The day itself got a whole lot better as it progressed. It warmed up fast and I was able to get dry and even hot. I stopped at a burrito shack at Flagler beach and had a shredded beef burrito with the works… Yum. Flagler beach was a small community with great waves for surfing, dark tan sands, and good looking people… I never wanted to leave.

The afternoon had the tailwinds pick up and I was cooking. The intercostal gets narrow and all sorts of people were out fishing from their backyard. My arm got tired from waving to all these friendly people.

The campsite at Mellon island is fantastic with q good view overlooking the marsh, while still being close to the water. I arrived early enough to hang and even dry everything that was soaked from days of rain and cold weather. I flipped my kayak over and sure enough I believe I have identified the puncture where water was swapping through. I out some marine epoxy on, and will put some duct tape over in the morning but it is a relief to know what the issue is.

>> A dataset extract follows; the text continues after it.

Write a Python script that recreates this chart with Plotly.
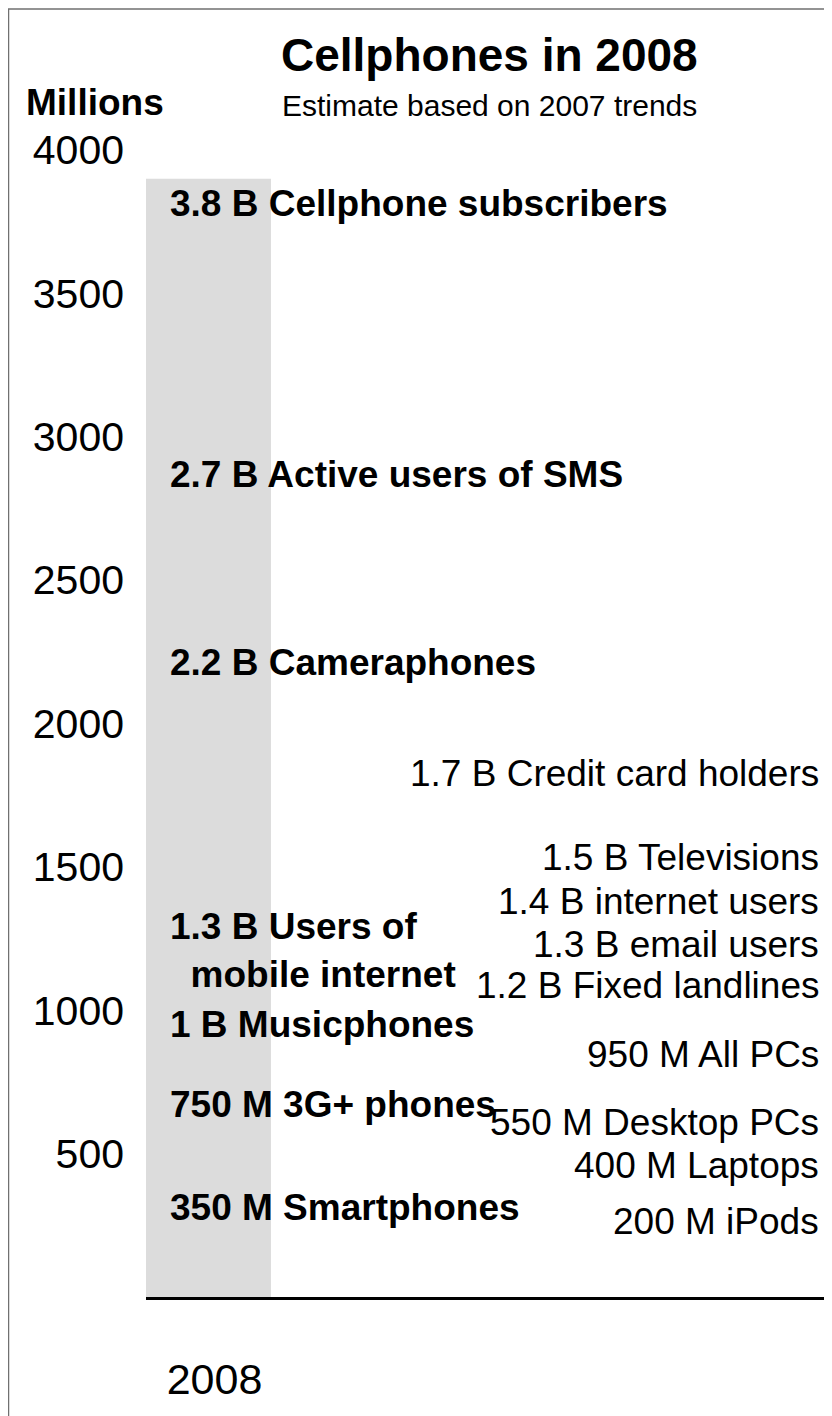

I am excited to see my favorite city in Florida tomorrow, St Augustine. I have saved a can of Chef Boyardee Beef Macorini for a special occasion and tonight I feast!

Picture 1: Flagler beach 

   

Picture 2: taking a break

  

Picture 3: Mellon island camp

  

Picture 4: jellies

 

Day 14, 2015 – Mile 1403 – Spoil Island Primitive Camp – March 29

thus morning was déjà vu. It was cold, the winds were blowing hard from the North, and I didn’t want to get out of the tent. Hours were flying by and I was losing daylight. I decided to set a 3 day goal to make st Augustine and booked a motel room to force me to get going. It was a slow going day and the wind was bitterly cold. I stopped for lunch and felt uncomfortable. I decided to cross the infra pasta and hug the east shoreline to alleviate some of the wind. I passed bridge after bridge. Daytona was a lot smaller than I thought, definitely not dense urban development. The scenery then becomes desolate again after passing Daytona, and there are some mighty fine waterfront homes.

I was racing against the sunset to get my cling spot because I knew it would get cold fast after losing the solar heat radiation of direct sun rays. Thankfully I got to my campsite just as the sun was on the horizon. I definitely needed the last remaing daylight to navigate through shallow waters and find the high ground.

My kayak took on a lot of water today that I am concerned about. I will need to investigate tomorrow later in the day. Too dark, damp, and cold right now!